One important edge case occurs when the string contains no removable substrings at all. For example:

"ccccddd"

A buggy implementation might still attempt stack operations incorrectly or assume at least one removal exists. The provided solution safely processes every character and simply returns 0 when no matching adjacent pairs are found.

Another critical edge case involves overlapping choices such as:

"aba"

Both "ab" and "ba" appear, but only one removal can actually happen. A naive implementation that greedily removes whichever appears first in the string could produce a suboptimal answer. The algorithm avoids this by globally prioritizing the higher scoring substring before processing the lower scoring one.

A third tricky case involves separator characters:

"abxba"

The 'x' prevents interactions between the left and right sections. Incorrect implementations may accidentally allow removals across separators after string reconstruction.
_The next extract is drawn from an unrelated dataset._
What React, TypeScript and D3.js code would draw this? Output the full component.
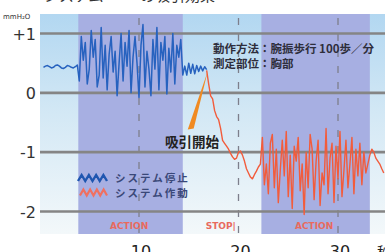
import React from "react";
import * as d3 from "d3";

// ---- data ----
const yTicks = [1, 0, -1, -2];
const yTickLabels = ["+1", "0", "-1", "-2"];
const xTicks = [10, 20, 30];
const xTickLabels = ["10", "20", "30"];
const actionSpans = [
  [3.9, 14.4],
  [22.3, 33.2],
];
const phaseLabels = ["ACTION", "STOP|", "ACTION"];
const phaseLabelT = [9.0, 16.7, 27.6];
const phaseAnchors = ["middle", "start", "middle"];

const blueStart = 0.4;
const orangeStart = 16.8;
const sampleStep = 0.2;

const blueValues = [
  // before action
  0.43, 0.45, 0.46, 0.44, 0.42, 0.43, 0.46, 0.47, 0.45, 0.42, 0.41, 0.43, 0.46, 0.45, 0.43, 0.42, 0.44, 0.47,
  // action
  0.20, 0.95, 0.55, 0.85, 0.15, 0.40, 1.05, 0.60, 0.90, 0.10, 0.30, 1.10, 0.25, 0.80, 0.05, 0.65, 0.95, 0.35,
  0.70, -0.05, 0.50, 1.00, 0.20, 0.85, 0.45, 1.05, 0.00, 0.60, 0.95, 0.50, -0.08, 0.80, 1.15, 0.10, 0.70, 0.40,
  -0.05, 0.90, 0.40, 1.10, 0.05, 0.85, 0.55, 0.95, -0.02, 0.75, 0.35, 1.00, 0.15, 0.80, 0.60, 0.90, 0.30,
  // after action
  0.45, 0.30, 0.50, 0.33, 0.48, 0.32, 0.46, 0.36, 0.45, 0.37, 0.44, 0.39,
];

const orangeValues = [
  // suction start, decline
  0.38, 0.15, -0.05, -0.1, -0.3, -0.4, -0.45, -0.6, -0.8, -0.85, -0.9, -0.95, -1.02, -1.08, -1.12, -1.1, -1.0,
  -0.98, -1.05, -1.15, -1.28, -1.35, -1.42, -1.45, -1.38, -1.32, -1.25, -1.2,
  // action
  -0.75, -1.55, -1.20, -1.70, -0.85, -0.70, -1.60, -0.95, -1.85, -1.30, -0.80, -1.40, -0.65, -1.75, -1.05, -1.95,
  -0.90, -1.15, -0.75, -1.65, -1.20, -2.05, -1.00, -1.60, -0.70, -0.95, -1.80, -1.15, -0.80, -1.90, -1.35, -1.55,
  -0.60, -1.70, -1.10, -0.85, -1.85, -0.90, -1.45, -0.65, -1.75, -1.30, -0.80, -1.60, -1.20, -0.75, -1.70, -0.95,
  -1.40, -0.85, -1.55, -1.00, -1.35, -1.20,
  // after action
  -1.05, -0.95, -1.0, -1.1, -1.15, -1.2, -1.28, -1.35,
];

const legendLabels = ["システム停止", "システム作動"];
const noteLines = ["動作方法：腕振歩行 100歩／分", "測定部位：胸部"];
const suctionLabel = "吸引開始";
const unitLabel = "mmH₂O";

const W = 385;
const H = 252;
const plotLeft = 40;
const plotTop = 14;
const plotBottom = 234;

const x = d3.scaleLinear().domain([0, 10]).range([39.5, 139]);
const y = d3.scaleLinear().domain([-2, 1]).range([211.5, 33.5]);

const BLUE = "#2762bf";
const ORANGE = "#f25c3c";

function zigzag(x0: number, y0: number, w: number, h: number, n: number) {
  const pts: [number, number][] = [];
  for (let i = 0; i <= n * 2; i++) {
    pts.push([x0 + (w * i) / (n * 2), i % 2 === 0 ? y0 + h / 2 : y0 - h / 2]);
  }
  return d3.line()(pts) || "";
}

export default function App() {
  const line = d3
    .line<[number, number]>()
    .x((d) => x(d[0]))
    .y((d) => y(d[1]));
  const bluePts = blueValues.map((v, i) => [blueStart + i * sampleStep, v] as [number, number]);
  const orangePts = orangeValues.map((v, i) => [orangeStart + i * sampleStep, v] as [number, number]);
  const font = "'DejaVu Sans', 'Noto Sans', sans-serif";
  const cjk = "'Noto Sans CJK JP', 'Noto Sans', sans-serif";

  return (
    <svg width={W} height={H} style={{ position: "absolute", left: 0, top: 0, background: "#fff" }}>
      <defs>
        <linearGradient id="bg" x1="0" y1="0" x2="0" y2="1">
          <stop offset="0" stopColor="#b2d7f1" />
          <stop offset="0.45" stopColor="#d3e8f5" />
          <stop offset="1" stopColor="#f3f8fa" />
        </linearGradient>
      </defs>
      {/* partial title at top (cut off in the reference) */}
      <text x={44} y={1} fontFamily={cjk} fontSize={15} fill="#333">システム</text>
      <text x={140} y={1} fontFamily={cjk} fontSize={15} fill="#333">の吸引効果</text>

      <rect x={plotLeft} y={plotTop} width={W - plotLeft} height={plotBottom - plotTop} fill="url(#bg)" />
      {actionSpans.map(([a, b], i) => (
        <rect key={i} x={x(a)} y={plotTop} width={x(b) - x(a)} height={plotBottom - plotTop} fill="#a7afe2" />
      ))}
      {xTicks.map((t) => (
        <line key={t} x1={x(t)} x2={x(t)} y1={plotTop + 4} y2={plotBottom} stroke="#7d7f8c" strokeWidth={1.3} strokeDasharray="7,9" />
      ))}
      {yTicks.map((v) => (
        <line key={v} x1={plotLeft} x2={W} y1={y(v)} y2={y(v)} stroke="#858585" strokeWidth={2.6} />
      ))}

      {/* annotation */}
      {noteLines.map((s, i) => (
        <text key={i} x={213} y={53 + i * 14.5} fontFamily={cjk} fontSize={11.5} fontWeight={700} fill="#2e2e3c">{s}</text>
      ))}

      <path d={line(bluePts) || ""} fill="none" stroke={BLUE} strokeWidth={1.5} strokeLinejoin="round" />
      <path d={line(orangePts) || ""} fill="none" stroke={ORANGE} strokeWidth={1.4} strokeLinejoin="round" />

      {/* arrow */}
      <polygon points={`${x(14.9)},${y(-0.62)} ${x(15.5)},${y(-0.6)} ${x(16.9)},${y(0.36)}`} fill="#f08a22" />
      <text x={165} y={147} fontFamily={cjk} fontSize={13.5} fontWeight={700} fill="#222">{suctionLabel}</text>

      {/* legend */}
      <path d={zigzag(78, 178, 29, 6, 4)} fill="none" stroke="#1f56b0" strokeWidth={2.4} />
      <path d={zigzag(80, 192.5, 27, 6, 4)} fill="none" stroke="#f07060" strokeWidth={2.2} />
      {legendLabels.map((s, i) => (
        <text key={i} x={115} y={182 + i * 15.4} fontFamily={cjk} fontSize={10.5} letterSpacing={2} fontWeight={700} fill="#3a4878">{s}</text>
      ))}

      {/* phase labels */}
      {phaseLabels.map((s, i) => (
        <text key={i} x={x(phaseLabelT[i])} y={229} textAnchor={phaseAnchors[i]} fontFamily={font} fontSize={9} fontWeight={700} fill="#e86a5e">{s}</text>
      ))}

      {/* y axis labels */}
      <text x={3} y={19} fontFamily={font} fontSize={7} fill="#333">{unitLabel}</text>
      {yTicks.map((v, i) => (
        <text key={v} x={36} y={y(v) + 6} textAnchor="end" fontFamily={font} fontSize={16} fill="#333">{yTickLabels[i]}</text>
      ))}
      {/* x axis labels (cut at bottom in the reference) */}
      {xTicks.map((t, i) => (
        <text key={t} x={x(t) + 2} y={257} textAnchor="middle" fontFamily={font} fontSize={16} fill="#222">{xTickLabels[i]}</text>
      ))}
      <text x={377} y={257} fontFamily={cjk} fontSize={14} fill="#222">秒</text>
    </svg>
  );
}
The stack-based method naturally preserves boundaries because characters are processed sequentially and only adjacent stack characters can form removable pairs.
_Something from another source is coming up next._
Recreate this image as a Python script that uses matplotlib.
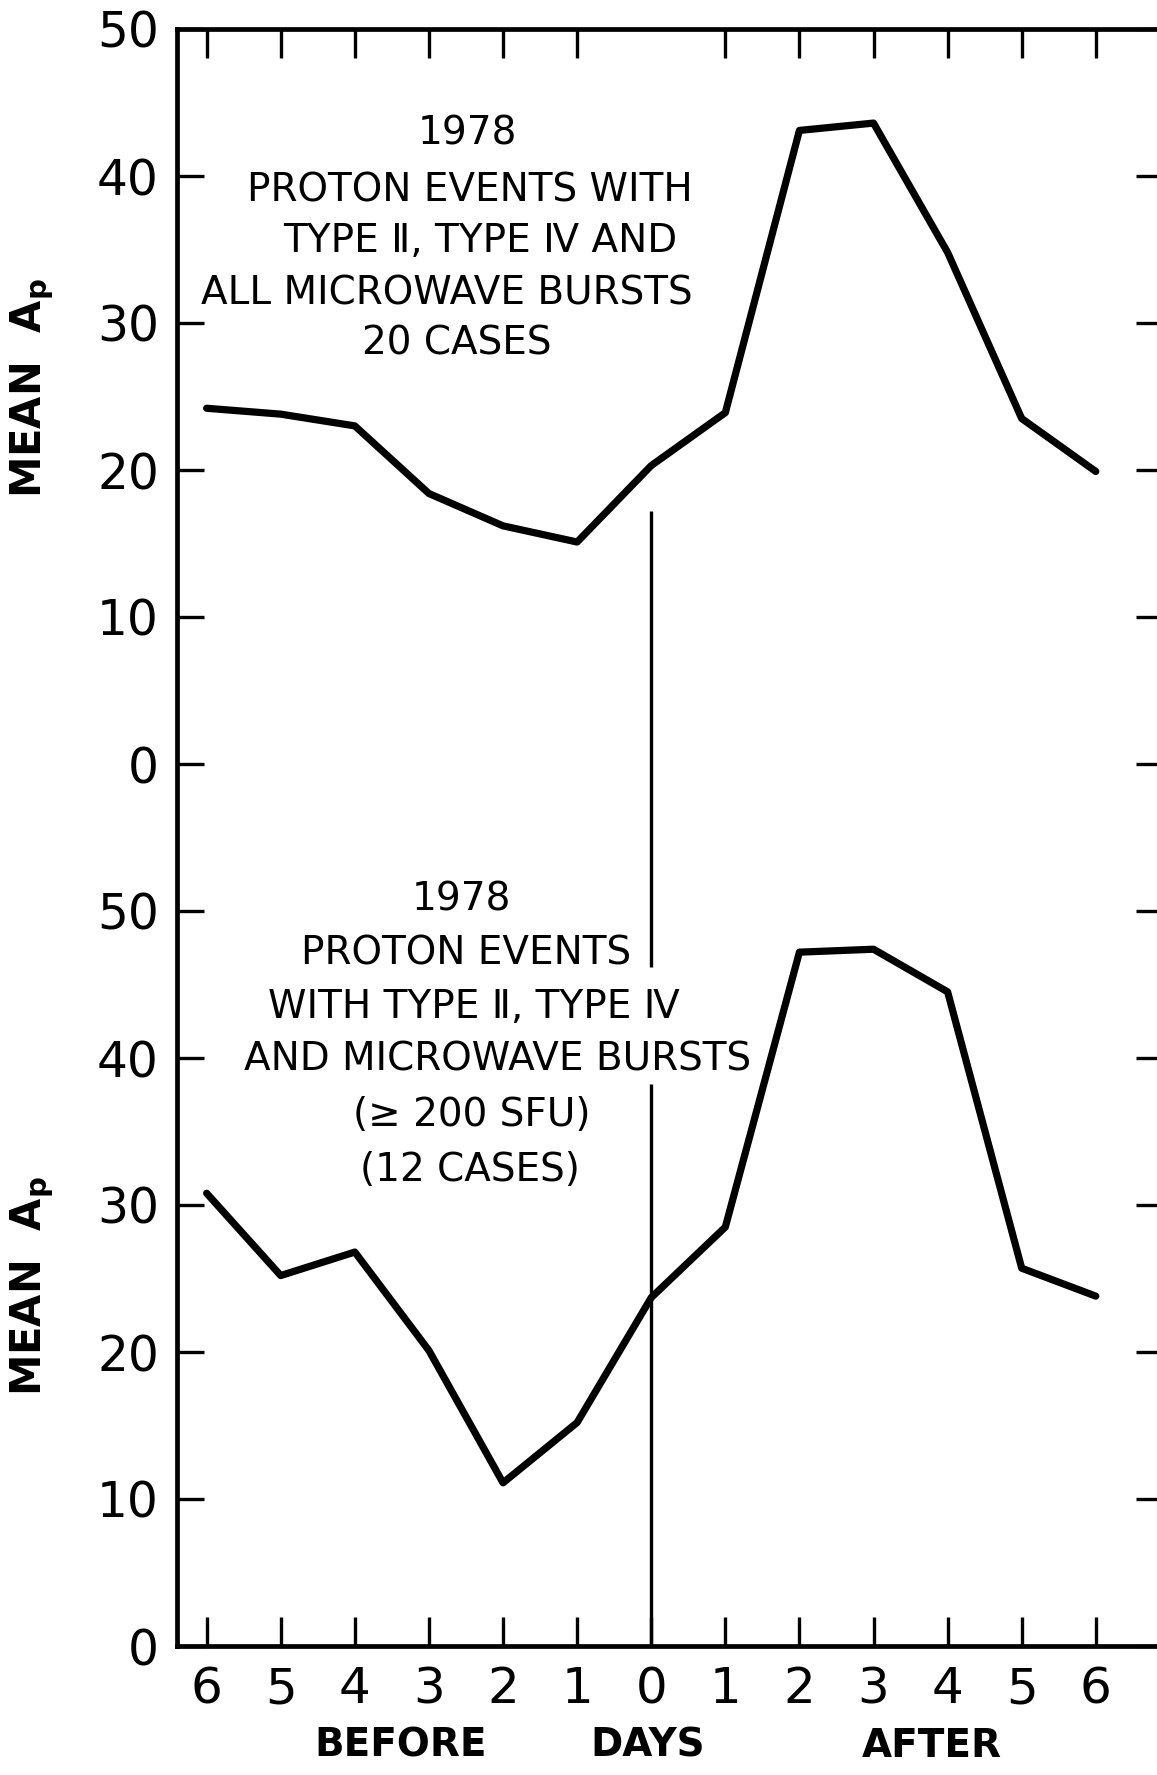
import matplotlib
matplotlib.use("Agg")
import matplotlib.pyplot as plt

plt.rcParams['font.family'] = ['DejaVu Sans', 'Noto Sans CJK SC']
plt.rcParams['mathtext.fontset'] = 'dejavusans'

# ---------------- data ----------------
days = [-6, -5, -4, -3, -2, -1, 0, 1, 2, 3, 4, 5, 6]
day_labels = ['6', '5', '4', '3', '2', '1', '0', '1', '2', '3', '4', '5', '6']

# upper panel: all microwave bursts, 20 cases
ap_all = [24.2, 23.8, 23.0, 18.4, 16.2, 15.1, 20.3, 23.9, 43.1, 43.6, 34.8, 23.5, 19.9]
# lower panel: microwave bursts >= 200 SFU, 12 cases
ap_200 = [30.8, 25.2, 26.8, 20.1, 11.1, 15.2, 23.7, 28.5, 47.2, 47.4, 44.5, 25.7, 23.8]

panel_offset = 60          # upper panel drawn 60 units above lower one
y_ticks_panel = [0, 10, 20, 30, 40, 50]

# day-0 marker segments (combined coordinates)
day0_segments = [(0.0, 38.2), (46.2, 77.2)]

upper_text = [
    ("1978", -2.48, 102.9),
    ("PROTON EVENTS WITH", -2.45, 99.0),
    ("TYPE \u2161, TYPE \u2163 AND", -2.31, 95.6),
    ("ALL MICROWAVE BURSTS", -2.76, 92.0),
    ("20 CASES", -2.62, 88.6),
]
lower_text = [
    ("1978", -2.56, 50.8),
    ("PROTON EVENTS", -2.50, 47.1),
    ("WITH TYPE \u2161, TYPE \u2163", -2.40, 43.5),
    ("AND MICROWAVE BURSTS", -2.08, 39.9),
    ("(\u2265 200 SFU)", -2.42, 36.1),
    ("(12 CASES)", -2.44, 32.4),
]
xlabels = [("BEFORE", -3.38), ("DAYS", -0.05), ("AFTER", 3.79)]

# ---------------- figure ----------------
W, H = 1157, 1775
fig = plt.figure(figsize=(W / 100, H / 100), dpi=100)
ax = fig.add_axes([177 / W, 1 - 1646 / H, 985.5 / W, 1617 / H])
ax.set_xlim(-6.40, 6.90)
ax.set_ylim(0, 110)

lw_data = 5.2
ax.plot(days, [v + panel_offset for v in ap_all], color='black', lw=lw_data,
        solid_joinstyle='round', solid_capstyle='round', clip_on=False)
ax.plot(days, ap_200, color='black', lw=lw_data,
        solid_joinstyle='round', solid_capstyle='round', clip_on=False)

for y0, y1 in day0_segments:
    ax.vlines(0, y0, y1, color='black', lw=2.4)

for s, x, y in upper_text + lower_text:
    ax.text(x, y, s, ha='center', va='center', fontsize=28, color='black')

for s, x in xlabels:
    ax.text(x, -5.5, s, ha='center', va='top', fontsize=28, fontweight='bold',
            color='black', clip_on=False)

# spines
for side in ['left', 'top', 'bottom', 'right']:
    ax.spines[side].set_linewidth(3.4)
    ax.spines[side].set_color('black')

# y ticks
yt = y_ticks_panel + [v + panel_offset for v in y_ticks_panel]
ax.set_yticks(yt)
ax.set_yticklabels([str(v) for v in y_ticks_panel] * 2)
ax.tick_params(axis='y', which='major', left=True, right=True, direction='in',
               length=19.5, width=2.4, labelsize=35, pad=13)

# x ticks (bottom)
ax.set_xticks(days)
ax.set_xticklabels(day_labels)
ax.tick_params(axis='x', which='major', bottom=True, top=False, direction='in',
               length=21, width=2.4, labelsize=36, pad=14)

# top ticks without day 0
sec = ax.secondary_xaxis('top')
sec.set_xticks([d for d in days if d != 0])
sec.set_xticklabels([])
sec.tick_params(axis='x', direction='in', length=21, width=2.4)
sec.spines['top'].set_visible(False)

# y-axis titles for both panels
for yc in (388, 1286):
    fig.text(32 / W, 1 - yc / H, r"MEAN  A$_{\mathbf{p}}$", rotation=90,
             ha='center', va='center', fontsize=30, fontweight='bold')

fig.savefig("out.png", dpi=100, facecolor='white')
Finally, long alternating strings such as:

"abababababab"

can generate many overlapping removal opportunities. Recursive or repeated string slicing implementations may become extremely slow due to repeated string copying. The stack approach guarantees linear performance because every character is pushed and popped at most once per pass.